Let’s start with the contract.

However you spin it, Miller is, in reality, a government employee. He doesn’t have another job. He can’t — for potential conflict-of-interest reasons alone — consult for most clients. More importantly, he works full-time — probably more — as deputy minister. His office, office services, computer, cell phone, work-related expenses and more are provided  by the government.

The contract says he’s entitled to standard employee benefits, even if the premier and Miller insist he’s chosen not to take them. (If that’s the case, government lawyers should have crossed the clause from the contract.)

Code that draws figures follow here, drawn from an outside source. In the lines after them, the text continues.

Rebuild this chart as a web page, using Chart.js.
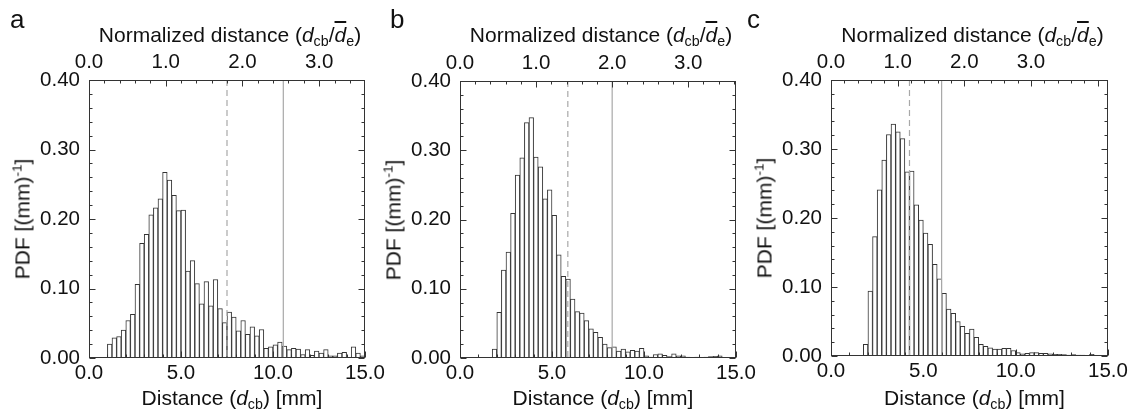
<!DOCTYPE html>
<html>
<head>
<meta charset="utf-8">
<script src="https://cdn.jsdelivr.net/npm/chart.js@4.4.1/dist/chart.umd.min.js"></script>
<style>
body { margin: 0; background: #fff; }
#fig { position: relative; width: 1137px; height: 415px; overflow: hidden; font-family: "Liberation Sans", Arial, sans-serif; color: #111; }
#fig canvas { position: absolute; top: 0; }
.lbl { position: absolute; font-size: 21px; line-height: 1; white-space: nowrap; }
.lbl sub { font-size: 0.68em; vertical-align: -0.3em; line-height: 0; }
.lbl sup { font-size: 0.65em; vertical-align: 0.6em; line-height: 0; }
.ovl { text-decoration: overline; }
.letter { position: absolute; font-size: 26px; line-height: 1; }
</style>
</head>
<body>
<div id="fig"></div>
<script>
// histogram bins: 0.25 mm wide, 0 - 15 mm
const binWidth = 0.25;
const binCount = 60;
const binLabels = Array.from({ length: binCount }, (_, i) => (i * binWidth + binWidth / 2).toFixed(3));

// PDF values, one per bin
const pdfA = [0, 0, 0, 0,
  0.020, 0.029, 0.031, 0.040, 0.054, 0.063, 0.106, 0.165, 0.178, 0.206, 0.216, 0.229, 0.267, 0.256, 0.234, 0.212,
  0.213, 0.125, 0.140, 0.107, 0.078, 0.110, 0.075, 0.113, 0.071, 0.051, 0.066, 0.059, 0.039, 0.054, 0.034, 0.045,
  0.032, 0.041, 0.014, 0.016, 0.019, 0.023, 0.017, 0.012, 0.014, 0.013, 0.005, 0.012, 0.004, 0.010, 0.007, 0.012,
  0.003, 0.003, 0.007, 0.008, 0.001, 0.016, 0.007, 0.003];
const pdfB = [0, 0, 0, 0, 0, 0, 0,
  0.013, 0.066, 0.127, 0.153, 0.209, 0.264, 0.289, 0.340, 0.347, 0.290, 0.276, 0.230, 0.243, 0.206, 0.149, 0.118,
  0.114, 0.085, 0.067, 0.065, 0.054, 0.042, 0.037, 0.030, 0.020, 0.015, 0.016, 0.010, 0.013, 0.009, 0.011, 0.010,
  0.014, 0.003, 0.0015, 0.005, 0.006, 0.004, 0.002, 0.006, 0.003, 0.003, 0.0015, 0.001, 0.0015, 0.001, 0.0015,
  0.002, 0.0025, 0.003, 0.001, 0, 0];
const pdfC = [0, 0, 0, 0, 0, 0, 0,
  0.017, 0.094, 0.173, 0.241, 0.284, 0.321, 0.336, 0.325, 0.315, 0.267, 0.268, 0.219, 0.197, 0.178, 0.162, 0.133,
  0.112, 0.091, 0.068, 0.062, 0.050, 0.043, 0.033, 0.039, 0.027, 0.017, 0.014, 0.012, 0.010, 0.010, 0.011, 0.011,
  0.008, 0.005, 0.003, 0.004, 0.005, 0.005, 0.004, 0.004, 0.003, 0.0025, 0.0025, 0.002, 0.0015, 0.002, 0.0015,
  0.0015, 0.001, 0.0025, 0.001, 0.0005, 0];

// mean spacing d_e (mm) used for the top axis, and the two marker lines (mm)
const meanSpacing = [4.17, 4.135, 3.61];
const dashedAt = [7.5, 5.86, 4.25];
const solidAt = [10.56, 8.27, 5.99];

// axis ranges / ticks
const pdfMax = 0.4, pdfStep = 0.1, pdfMinor = 0.02;
const distMax = 15, distStep = 5, distMinor = 1;
const normStep = 1, normMinor = 0.2, normLastLabel = 3;

const FONT = { family: '"Liberation Sans", Arial, sans-serif', size: 20.5 };
const TEXT = '#111';
const FRAME = '#333';
const H = 415;

const panels = [
  { letter: 'a', values: pdfA, canvasX: 0, canvasW: 400, area: { left: 89, right: 365, top: 80, bottom: 358 }, letterX: 10 },
  { letter: 'b', values: pdfB, canvasX: 370, canvasW: 420, area: { left: 460, right: 736, top: 81, bottom: 358 }, letterX: 390 },
  { letter: 'c', values: pdfC, canvasX: 737, canvasW: 400, area: { left: 831, right: 1108, top: 80, bottom: 356 }, letterX: 747 }
];

function drawTicks(ctx, scale, step, major, side, a) {
  for (let i = 0; i * step <= scale.max + 1e-9; i++) {
    const v = i * step;
    const r = v / major;
    const len = Math.abs(r - Math.round(r)) < 1e-6 ? 6 : 3;
    const p = Math.round(scale.getPixelForValue(v)) + 0.5;
    ctx.beginPath();
    if (side === 'left') { ctx.moveTo(a.left, p); ctx.lineTo(a.left + len, p); }
    if (side === 'right') { ctx.moveTo(a.right, p); ctx.lineTo(a.right - len, p); }
    if (side === 'bottom') { ctx.moveTo(p, a.bottom); ctx.lineTo(p, a.bottom - len); }
    if (side === 'top') { ctx.moveTo(p, a.top); ctx.lineTo(p, a.top + len); }
    ctx.stroke();
  }
}

const frameAndLines = {
  id: 'frameAndLines',
  afterDatasetsDraw(chart, args, opts) {
    const { ctx, chartArea: a, scales } = chart;
    ctx.save();
    // marker lines
    const xm = scales.xmm;
    ctx.lineWidth = 1.2;
    ctx.strokeStyle = '#a8a8a8';
    ctx.setLineDash([6, 4]);
    let px = xm.getPixelForValue(opts.dashed);
    ctx.beginPath(); ctx.moveTo(px, a.top); ctx.lineTo(px, a.bottom); ctx.stroke();
    ctx.setLineDash([]);
    px = xm.getPixelForValue(opts.solid);
    ctx.beginPath(); ctx.moveTo(px, a.top); ctx.lineTo(px, a.bottom); ctx.stroke();

    // frame
    ctx.strokeStyle = FRAME;
    ctx.lineWidth = 1;
    ctx.strokeRect(a.left + 0.5, a.top + 0.5, a.right - a.left - 1, a.bottom - a.top - 1);
    const b = { left: a.left + 0.5, right: a.right - 0.5, top: a.top + 0.5, bottom: a.bottom - 0.5 };
    drawTicks(ctx, scales.y, pdfMinor, pdfStep, 'left', b);
    drawTicks(ctx, scales.y, pdfMinor, pdfStep, 'right', b);
    drawTicks(ctx, scales.xmm, distMinor, distStep, 'bottom', b);
    drawTicks(ctx, scales.xn, normMinor, normStep, 'top', b);
    ctx.restore();
  }
};

const fig = document.getElementById('fig');

function addLabel(html, cls, css) {
  const d = document.createElement('div');
  d.className = cls;
  d.innerHTML = html;
  Object.assign(d.style, css);
  fig.appendChild(d);
  return d;
}

panels.forEach((p, idx) => {
  const canvas = document.createElement('canvas');
  canvas.width = p.canvasW;
  canvas.height = H;
  canvas.style.left = p.canvasX + 'px';
  fig.appendChild(canvas);
  const ar = p.area;

  new Chart(canvas.getContext('2d'), {
    type: 'bar',
    data: {
      labels: binLabels,
      datasets: [{
        data: p.values,
        xAxisID: 'x',
        yAxisID: 'y',
        backgroundColor: '#fff',
        borderColor: '#333',
        borderWidth: 1,
        categoryPercentage: 1,
        barPercentage: 1
      }]
    },
    options: {
      responsive: false,
      animation: false,
      events: [],
      layout: { padding: { left: 0, top: 0, bottom: 0, right: p.canvasW - (ar.right - p.canvasX) } },
      plugins: {
        legend: { display: false },
        tooltip: { enabled: false },
        frameAndLines: { dashed: dashedAt[idx], solid: solidAt[idx] }
      },
      scales: {
        x: { type: 'category', display: false },
        y: {
          min: 0, max: pdfMax,
          ticks: { stepSize: pdfStep, padding: 9, font: FONT, color: TEXT, autoSkip: false, callback: v => v.toFixed(2) },
          grid: { display: false, drawTicks: false },
          border: { display: false },
          afterFit: s => { s.width = ar.left - p.canvasX; s.paddingTop = 0; s.paddingBottom = 0; }
        },
        xmm: {
          type: 'linear', position: 'bottom', min: 0, max: distMax, offset: false,
          ticks: { stepSize: distStep, padding: 3, font: FONT, color: TEXT, autoSkip: false, maxRotation: 0, includeBounds: false, callback: v => v.toFixed(1) },
          grid: { display: false, drawTicks: false, offset: false },
          border: { display: false },
          afterFit: s => { s.height = H - ar.bottom; s.paddingLeft = 0; s.paddingRight = 0; }
        },
        xn: {
          type: 'linear', position: 'top', min: 0, max: distMax / meanSpacing[idx], offset: false,
          ticks: { stepSize: normStep, padding: 5, font: FONT, color: TEXT, autoSkip: false, maxRotation: 0, includeBounds: false,
            callback: v => v <= normLastLabel + 1e-6 ? v.toFixed(1) : '' },
          grid: { display: false, drawTicks: false, offset: false },
          border: { display: false },
          afterFit: s => { s.height = ar.top; s.paddingLeft = 0; s.paddingRight = 0; }
        }
      }
    },
    plugins: [frameAndLines]
  });

  const mid = (ar.left + ar.right) / 2;
  addLabel(p.letter, 'letter', { left: p.letterX + 'px', top: '6px' });
  addLabel('Normalized distance (<i>d</i><sub>cb</sub>/<i class="ovl">d</i><sub>e</sub>)', 'lbl',
    { left: (mid + 3) + 'px', top: '24px', transform: 'translateX(-50%)' });
  addLabel('Distance (<i>d</i><sub>cb</sub>) [mm]', 'lbl',
    { left: (mid + 5) + 'px', top: '387px', transform: 'translateX(-50%)' });
  addLabel('PDF [(mm)<sup>-1</sup>]', 'lbl',
    { left: (ar.left - 67) + 'px', top: ((ar.top + ar.bottom) / 2) + 'px', transform: 'translate(-50%, -50%) rotate(-90deg)' });
});
</script>
</body>
</html>
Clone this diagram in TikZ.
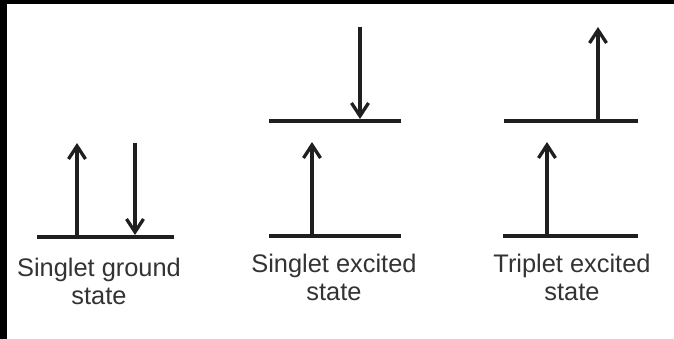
\documentclass[tikz,border=0pt]{standalone}
\usepackage{fontspec}
\setmainfont{Liberation Sans}
\usetikzlibrary{arrows.meta}
\begin{document}
\begin{tikzpicture}[x=1pt,y=-1pt,
  level/.style={line width=4pt, black!88},
  spin/.style={line width=3.3pt, black!88, -{Straight Barb[length=13pt,width=17pt,line width=3.3pt]}},
  lbl/.style={font=\fontsize{25.4}{28}\selectfont, align=center, text=black!80, inner sep=0pt, anchor=north}]
\useasboundingbox (0,0) rectangle (674,339);
\fill[white] (0,0) rectangle (674,339);
\fill[black] (0,0) rectangle (674,4);
\fill[black] (0,0) rectangle (7,339);
% group 1: singlet ground state
\coordinate (g1L) at (37,237); \coordinate (g1R) at (174,237);
\draw[level] (g1L) -- (g1R);
\coordinate (g1a) at (77,237); \coordinate (g1at) at (77,143);
\draw[spin] (g1a) -- (g1at);
\coordinate (g1b) at (135,143); \coordinate (g1bt) at (135,235);
\draw[spin] (g1b) -- (g1bt);
\node[lbl] (t1) at (99,257.5) {Singlet ground\\state};
% group 2: singlet excited state
\coordinate (g2L) at (269,236); \coordinate (g2R) at (401,236);
\coordinate (g2UL) at (269,121); \coordinate (g2UR) at (401,121);
\draw[level] (g2L) -- (g2R);
\draw[level] (g2UL) -- (g2UR);
\coordinate (g2a) at (312,236); \coordinate (g2at) at (312,142);
\draw[spin] (g2a) -- (g2at);
\coordinate (g2b) at (360,27); \coordinate (g2bt) at (360,119);
\draw[spin] (g2b) -- (g2bt);
\node[lbl] (t2) at (334,253.5) {Singlet excited\\state};
% group 3: triplet excited state
\coordinate (g3L) at (503,236); \coordinate (g3R) at (638,236);
\coordinate (g3UL) at (504,121); \coordinate (g3UR) at (638,121);
\draw[level] (g3L) -- (g3R);
\draw[level] (g3UL) -- (g3UR);
\coordinate (g3a) at (547,236); \coordinate (g3at) at (547,142);
\draw[spin] (g3a) -- (g3at);
\coordinate (g3b) at (598,121); \coordinate (g3bt) at (598,27);
\draw[spin] (g3b) -- (g3bt);
\node[lbl] (t3) at (572,253.5) {Triplet excited\\state};
\end{tikzpicture}
\end{document}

McNeil claims the government saves money because it’s not paying benefits and wouldn’t pay severance if Miller leaves early (another provision that, mysteriously, isn’t in his actual contract).

But it isn’t clear whether, in negotiating Miller’s $180,000 compensation package, anyone fluffed up the total to reflect the fact he’d fund his own health and other benefits. Or, conversely, took into account the disconnect between the three per cent corporate tax Miller Services would pay versus the 21 per cent Bernie Miller, individual taxpayer, would fork over to the treasury.

Stephen McNeil

Stephen McNeil

McNeil’s ludicrous eve-of-labour-negotiations suggestion he’d welcome other public servants choosing to work under such contracts shows how little he understands where his government’s revenues come from — and how little he respects salaried public servants.

McNeil began by claiming the contract included provisions — no benefits, no severance — it didn’t, then argued the contract’s words didn’t matter. Finally, he fell into the last defence of the otherwise defence-less: blaming those who asked legitimate questions for scaring public-minded citizens like Miller from public service.

If that’s all it takes to scare them off, we’d be better off without them.